L’histoire qui suit démontre qu’il n’est pas toujours facile lorsque survient un accident au travail de produire une réclamation à la Commission des normes, de l’équité, de la santé et de la sécurité du travail (CNESST), a fortiori lorsqu’un employeur instaure une pratique qui a pour effet de priver les travailleurs des avantages dont ils pourraient bénéficier en vertu de la loi. C’est précisément une telle situation qui a été dénoncée par le Tribunal administratif du travail (TAT) dans une décision récente (Proulx et Rebuts solides canadiens inc.).
Les faits
Après s’être blessé en exécutant son travail, le travailleur en informe immédiatement son contremaître, lequel lui remet une enveloppe contenant divers documents, mais aucun formulaire de réclamation à la CNESST. De retour d’une visite médicale, le travailleur rencontre la personne responsable des ressources humaines, qui lui propose de recevoir des traitements d’une thérapeute en médecine sportive connue de l’employeur. On lui mentionne au passage que les frais reliés à ces traitements seront supportés par l’employeur, de même que sa rémunération à l’occasion de ses absences pour subir les traitements en question ainsi que ses frais de déplacement. Le travailleur a eu vent de cette pratique, instaurée par l’employeur, et sait que plusieurs de ses collègues au sein de l’entreprise en ont déjà bénéficié. Puisqu’il fait entièrement confiance à la responsable des ressources humaines, le travailleur suit sans hésitation ses recommandations. Ce n’est qu’environ un an plus tard, lorsqu‘un chirurgien orthopédiste l’informe qu’il devra subir une intervention chirurgicale qui entraînera un arrêt de travail prolongé, qu’il comprend qu’il doit présenter une réclamation à la CNESST. Dans un premier temps, cette dernière accepte la réclamation du travailleur et reconnaît qu’il a subi un accident du travail. Cependant, à l’étape de la révision administrative, elle va déclarer celle-ci irrecevable au motif qu’elle a été produite en dehors du délai de six mois prévu à l’article 270 de la Loi sur les accidents du travail et les maladies professionnelles.

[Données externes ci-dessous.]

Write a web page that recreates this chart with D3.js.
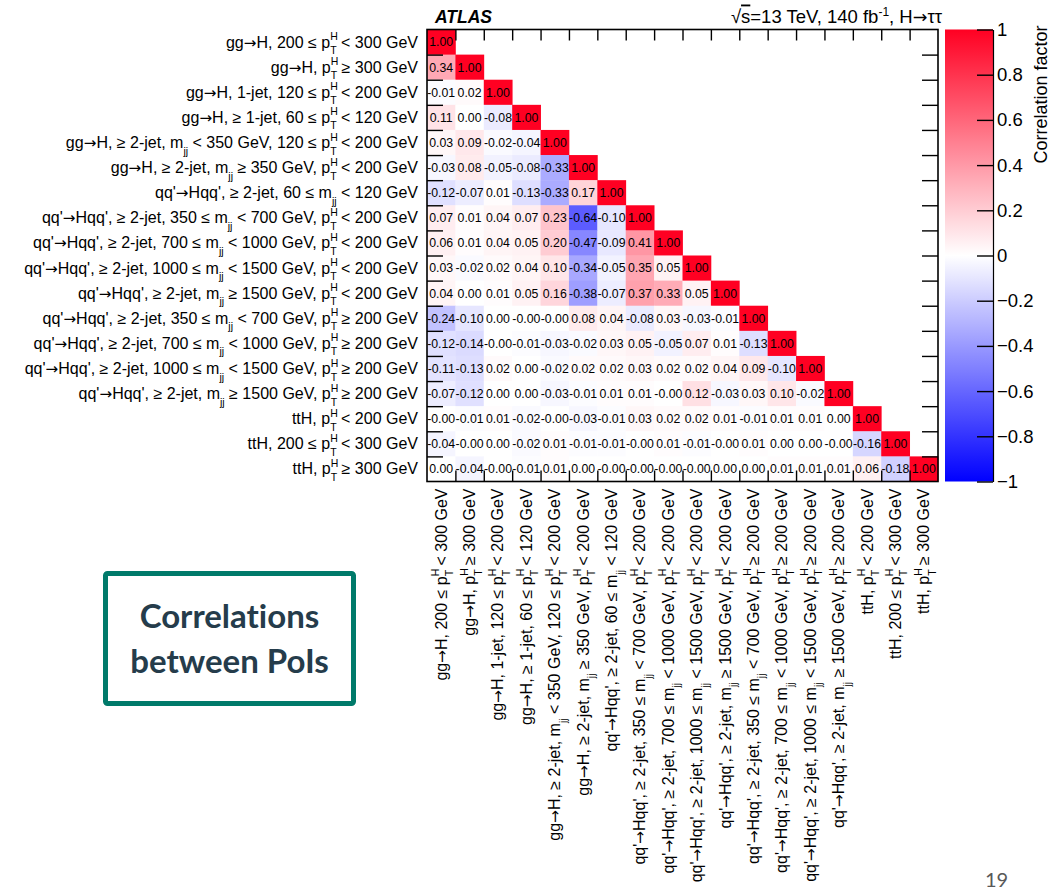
<!DOCTYPE html>
<html>
<head>
<meta charset="utf-8">
<script src="https://cdn.jsdelivr.net/npm/d3@7"></script>
<style>
  body { margin: 0; background: #fff; }
  svg { display: block; }
  .root-text { font-family: "Liberation Sans", Arial, Helvetica, sans-serif; white-space: pre; }
</style>
</head>
<body>
<svg id="chart" width="1051" height="894"></svg>
<script>
// Parameters of interest (same order on both axes)
const categories = [
  "gg→H, 200 ≤ p_T^H < 300 GeV",
  "gg→H, p_T^H ≥ 300 GeV",
  "gg→H, 1-jet, 120 ≤ p_T^H < 200 GeV",
  "gg→H, ≥ 1-jet, 60 ≤ p_T^H < 120 GeV",
  "gg→H, ≥ 2-jet, m_jj < 350 GeV, 120 ≤ p_T^H < 200 GeV",
  "gg→H, ≥ 2-jet, m_jj ≥ 350 GeV, p_T^H < 200 GeV",
  "qq'→Hqq', ≥ 2-jet, 60 ≤ m_jj < 120 GeV",
  "qq'→Hqq', ≥ 2-jet, 350 ≤ m_jj < 700 GeV, p_T^H < 200 GeV",
  "qq'→Hqq', ≥ 2-jet, 700 ≤ m_jj < 1000 GeV, p_T^H < 200 GeV",
  "qq'→Hqq', ≥ 2-jet, 1000 ≤ m_jj < 1500 GeV, p_T^H < 200 GeV",
  "qq'→Hqq', ≥ 2-jet, m_jj ≥ 1500 GeV, p_T^H < 200 GeV",
  "qq'→Hqq', ≥ 2-jet, 350 ≤ m_jj < 700 GeV, p_T^H ≥ 200 GeV",
  "qq'→Hqq', ≥ 2-jet, 700 ≤ m_jj < 1000 GeV, p_T^H ≥ 200 GeV",
  "qq'→Hqq', ≥ 2-jet, 1000 ≤ m_jj < 1500 GeV, p_T^H ≥ 200 GeV",
  "qq'→Hqq', ≥ 2-jet, m_jj ≥ 1500 GeV, p_T^H ≥ 200 GeV",
  "ttH, p_T^H < 200 GeV",
  "ttH, 200 ≤ p_T^H < 300 GeV",
  "ttH, p_T^H ≥ 300 GeV"
];

// Lower triangle of the correlation matrix, row i holds columns 0..i
const correlations = [
  [1.00],
  [0.34, 1.00],
  [-0.01, 0.02, 1.00],
  [0.11, 0.00, -0.08, 1.00],
  [0.03, 0.09, -0.02, -0.04, 1.00],
  [-0.03, 0.08, -0.05, -0.08, -0.33, 1.00],
  [-0.12, -0.07, 0.01, -0.13, -0.33, 0.17, 1.00],
  [0.07, 0.01, 0.04, 0.07, 0.23, -0.64, -0.10, 1.00],
  [0.06, 0.01, 0.04, 0.05, 0.20, -0.47, -0.09, 0.41, 1.00],
  [0.03, -0.02, 0.02, 0.04, 0.10, -0.34, -0.05, 0.35, 0.05, 1.00],
  [0.04, 0.00, 0.01, 0.05, 0.16, -0.38, -0.07, 0.37, 0.33, 0.05, 1.00],
  [-0.24, -0.10, 0.00, -0.00, -0.00, 0.08, 0.04, -0.08, 0.03, -0.03, -0.01, 1.00],
  [-0.12, -0.14, -0.00, -0.01, -0.03, -0.02, 0.03, 0.05, -0.05, 0.07, 0.01, -0.13, 1.00],
  [-0.11, -0.13, 0.02, 0.00, -0.02, 0.02, 0.02, 0.03, 0.02, 0.02, 0.04, 0.09, -0.10, 1.00],
  [-0.07, -0.12, 0.00, 0.00, -0.03, -0.01, 0.01, 0.01, -0.00, 0.12, -0.03, 0.03, 0.10, -0.02, 1.00],
  [-0.00, -0.01, 0.01, -0.02, -0.00, -0.03, -0.01, 0.03, 0.02, 0.02, 0.01, -0.01, 0.01, 0.01, 0.00, 1.00],
  [-0.04, -0.00, 0.00, -0.02, 0.01, -0.01, -0.01, -0.00, 0.01, -0.01, -0.00, 0.01, 0.00, 0.00, -0.00, -0.16, 1.00],
  [0.00, -0.04, -0.00, -0.01, 0.01, 0.00, -0.00, -0.00, -0.00, -0.00, 0.00, 0.00, 0.01, 0.01, 0.01, 0.06, -0.18, 1.00]
];

// Palette axis
const paletteTicks = [1, 0.8, 0.6, 0.4, 0.2, 0, -0.2, -0.4, -0.6, -0.8, -1];
const paletteTitle = "Correlation factor";
const paletteColors = ["#0000ff", "#ffffff", "#ff0022"];

// Slide annotations
const boxLines = ["Correlations", "between PoIs"];
const pageNumber = "19";

const svg = d3.select("#chart");
const n = categories.length;
const frame = { left: 427, right: 938, top: 29.5, bottom: 481.5 };
const bar = { left: 945, right: 993 };

const x = d3.scaleBand().domain(d3.range(n)).range([frame.left, frame.right]);
const y = d3.scaleBand().domain(d3.range(n)).range([frame.top, frame.bottom]);
const xEdge = d3.scaleLinear().domain([0, n]).range([frame.left, frame.right]);
const yEdge = d3.scaleLinear().domain([0, n]).range([frame.top, frame.bottom]);
const color = d3.scaleLinear().domain([-1, 0, 1]).range(paletteColors);
const zScale = d3.scaleLinear().domain([-1, 1]).range([frame.bottom, frame.top]);

const fmt = v => ((v < 0 || Object.is(v, -0)) ? "-" : "") + Math.abs(v).toFixed(2);

// Cells
const cells = correlations.flatMap((row, i) => row.map((v, j) => ({ i, j, v })));
svg.append("g")
  .selectAll("rect")
  .data(cells)
  .join("rect")
  .attr("x", d => x(d.j))
  .attr("y", d => y(d.i))
  .attr("width", x.bandwidth() + 0.4)
  .attr("height", y.bandwidth() + 0.4)
  .attr("fill", d => color(d.v));

svg.append("g")
  .attr("class", "root-text")
  .selectAll("text")
  .data(cells)
  .join("text")
  .attr("x", d => x(d.j) + x.bandwidth() / 2)
  .attr("y", d => y(d.i) + y.bandwidth() / 2 + 4.4)
  .attr("text-anchor", "middle")
  .attr("font-size", 12.3)
  .attr("fill", "#000")
  .text(d => fmt(d.v));

// Frame and tick marks (ticks sit on bin edges)
const tickG = svg.append("g").attr("stroke", "#000");
const edgeTicks = d3.range(1, n);
tickG.append("g").attr("transform", `translate(0,${frame.bottom})`)
  .call(d3.axisBottom(xEdge).tickValues(edgeTicks).tickSize(-11).tickSizeOuter(0).tickFormat(""));
tickG.append("g").attr("transform", `translate(0,${frame.top})`)
  .call(d3.axisTop(xEdge).tickValues(edgeTicks).tickSize(-11).tickSizeOuter(0).tickFormat(""));
tickG.append("g").attr("transform", `translate(${frame.left},0)`)
  .call(d3.axisLeft(yEdge).tickValues(edgeTicks).tickSize(-16).tickSizeOuter(0).tickFormat(""));
tickG.append("g").attr("transform", `translate(${frame.right},0)`)
  .call(d3.axisRight(yEdge).tickValues(edgeTicks).tickSize(-16).tickSizeOuter(0).tickFormat(""));
tickG.selectAll(".domain").remove();
tickG.selectAll("line").attr("stroke-width", 1.4);

svg.append("rect")
  .attr("x", frame.left).attr("y", frame.top)
  .attr("width", frame.right - frame.left).attr("height", frame.bottom - frame.top)
  .attr("fill", "none").attr("stroke", "#000").attr("stroke-width", 1.6);

// Category labels with p_T^H and m_jj notation
const FS = 16, SMALL = 10.5;
function plain(sel, str, dy) {
  // the arrow is drawn from a font with a long, tight glyph
  const bits = str.split(/(→)/);
  bits.forEach(b => {
    if (!b) return;
    const t = sel.append("tspan").attr("dy", dy).text(b);
    dy = 0;
    if (b === "→") t.attr("font-family", "'DejaVu Sans', sans-serif").attr("font-size", FS * 0.95);
  });
}
function richLabel(sel, str) {
  const parts = str.split(/(p_T\^H|m_jj)/);
  let shift = 0;
  parts.forEach(p => {
    if (!p) return;
    if (p === "p_T^H") {
      sel.append("tspan").attr("dy", -shift).text("p");
      sel.append("tspan").attr("font-size", SMALL).attr("dy", -7.5).text("H");
      sel.append("tspan").attr("font-size", SMALL).attr("dx", -0.722 * SMALL).attr("dy", 14).text("T");
      shift = 6.5;
      sel.append("tspan").attr("dx", (0.722 - 0.611) * SMALL).text("");
    } else if (p === "m_jj") {
      sel.append("tspan").attr("dy", -shift).text("m");
      sel.append("tspan").attr("font-size", SMALL).attr("dy", 6.5).text("jj");
      shift = 6.5;
    } else {
      plain(sel, p, -shift);
      shift = 0;
    }
  });
}

const yLabels = svg.append("g").attr("class", "root-text").attr("font-size", FS).attr("fill", "#000");
categories.forEach((c, i) => {
  const t = yLabels.append("text")
    .attr("x", frame.left - 9)
    .attr("y", y(i) + y.bandwidth() / 2 + 5.5)
    .attr("text-anchor", "end");
  richLabel(t, c);
});

const xLabels = svg.append("g").attr("class", "root-text").attr("font-size", FS).attr("fill", "#000");
categories.forEach((c, j) => {
  const t = xLabels.append("text")
    .attr("transform", `translate(${x(j) + x.bandwidth() / 2 + 5.5},${frame.bottom + 7}) rotate(-90)`)
    .attr("text-anchor", "end");
  richLabel(t, c);
});

// Palette (colour bar)
const defs = svg.append("defs");
const grad = defs.append("linearGradient").attr("id", "palette")
  .attr("x1", 0).attr("y1", 1).attr("x2", 0).attr("y2", 0);
d3.range(-1, 1.0001, 0.05).forEach(v => {
  grad.append("stop").attr("offset", (v + 1) / 2).attr("stop-color", color(v));
});
svg.append("rect")
  .attr("x", bar.left).attr("y", frame.top)
  .attr("width", bar.right - bar.left).attr("height", frame.bottom - frame.top)
  .attr("fill", "url(#palette)");

const zAxis = svg.append("g")
  .attr("class", "root-text")
  .attr("transform", `translate(${bar.right},0)`)
  .call(d3.axisRight(zScale)
    .tickValues(paletteTicks)
    .tickSize(-16)
    .tickSizeOuter(0)
    .tickPadding(4)
    .tickFormat(v => v === 0 ? "0" : (v < 0 ? "−" : "") + Math.abs(v)));
zAxis.select(".domain").attr("stroke", "#000").attr("stroke-width", 1.2);
zAxis.selectAll("line").attr("stroke", "#000").attr("stroke-width", 1.4);
zAxis.selectAll("text").attr("font-size", 18.5).attr("fill", "#000")
  .attr("font-family", "'Liberation Sans', Arial, sans-serif");

svg.append("text")
  .attr("class", "root-text")
  .attr("transform", `translate(1047,${frame.top - 4}) rotate(-90)`)
  .attr("text-anchor", "end")
  .attr("font-size", 18)
  .text(paletteTitle);

// Experiment label and conditions
svg.append("text")
  .attr("class", "root-text")
  .attr("x", 435).attr("y", 22.5)
  .attr("font-size", 17.5).attr("font-weight", "bold").attr("font-style", "italic")
  .text("ATLAS");

const cond = svg.append("text")
  .attr("class", "root-text")
  .attr("x", 942).attr("y", 22.5)
  .attr("text-anchor", "end")
  .attr("font-size", 18.5);
cond.append("tspan").text("√");
cond.append("tspan").attr("text-decoration", "overline").text("s");
cond.append("tspan").text("=13 TeV, 140 fb");
cond.append("tspan").attr("font-size", 12).attr("dy", -7).text("-1");
cond.append("tspan").attr("dy", 7).text(", H");
cond.append("tspan").attr("font-family", "'DejaVu Sans', sans-serif").attr("font-size", 17.5).text("→");
cond.append("tspan").text("ττ");

// Slide annotation box
svg.append("rect")
  .attr("x", 105.5).attr("y", 573.5)
  .attr("width", 248).attr("height", 130)
  .attr("rx", 2)
  .attr("fill", "#fff")
  .attr("stroke", "#007a6a")
  .attr("stroke-width", 5);

svg.append("g")
  .selectAll("text")
  .data(boxLines)
  .join("text")
  .attr("x", 229.5)
  .attr("y", (d, i) => 628 + i * 45)
  .attr("text-anchor", "middle")
  .attr("font-family", "Lato, 'Open Sans', sans-serif")
  .attr("font-weight", 700)
  .attr("font-size", 33)
  .style("font-variant-ligatures", "none")
  .attr("fill", "#253c4b")
  .text(d => d);

svg.append("text")
  .attr("x", 985).attr("y", 887)
  .attr("font-family", "Lato, sans-serif")
  .attr("font-size", 20)
  .attr("fill", "#595959")
  .text(pageNumber);
</script>
</body>
</html>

La décision du Tribunal administratif du travail
Si la juge administrative chargée de se prononcer sur la recevabilité de la réclamation convient que celle-ci a bel et bien été produite à l’extérieur du délai prévu pour ce faire, elle retient toutefois que les motifs invoqués par le travailleur pour justifier son retard sont raisonnables :
« [51] Le Tribunal estime que la preuve permet de retenir que c’est le contexte de la pratique instaurée par l’employeur afin de prendre en charge les travailleurs, de façon plus ou moins complète, en leur fournissant des services ou des avantages qui incombent habituellement à la Commission, qui a amené le travailleur à croire qu’il n’était pas nécessaire de faire de plus amples démarches pour présenter une réclamation à la Commission. »
Par la suite, la juge aborde un autre motif invoqué par le travailleur, soit le non-respect par l’employeur de son devoir d’assistance. Elle conclut non seulement que ce dernier n’a pas assisté le travailleur, mais en outre qu’il ne lui a pas fourni l’information nécessaire quant au dépôt d’une réclamation à la CNESST :
« [64] Le Tribunal estime que le système mis en place par l’employeur a eu un effet trompeur pour le travailleur. Cette situation interfère avec son devoir d’assistance, puisqu’il n’a pas fourni au travailleur d’informations sur les conséquences de suivre ses recommandations pour le traitement de son dossier de lésion professionnelle plutôt que de faire une réclamation à la Commission. En recommandant au travailleur de suivre la façon de faire qu’il lui proposait, l’employeur savait que cela pouvait avoir des conséquences pour le travailleur dans l’éventualité où il déciderait de présenter une réclamation à la Commission en raison du délai prévu à l’article 270 de la loi. L’employeur n’a pas fait part de cela au travailleur et a omis de l’informer des conséquences que sa recommandation de s’en remettre à la pratique qu’il avait instaurée pouvait avoir. »
En terminant, la juge réitère un principe bien établi par la jurisprudence, à savoir qu’il appartient d’abord et avant tout au travailleur de produire une réclamation à la CNESST, cette responsabilité ne pouvant incomber à l’employeur. Elle précise toutefois que ce dernier doit fournir au travailleur l’information à ce sujet, ce qu’il a manifestement omis de faire en l’espèce en gardant le silence :
« [63] Le Tribunal s’interroge sur le comportement de l’employeur qui laisse à penser qu’il cherchait plutôt à éviter qu’une réclamation soit présentée à la Commission, ce qui concorde avec les témoignages entendus à l’audience.»
La réclamation du travailleur a été déclarée recevable et les parties seront entendues sur le fond du litige.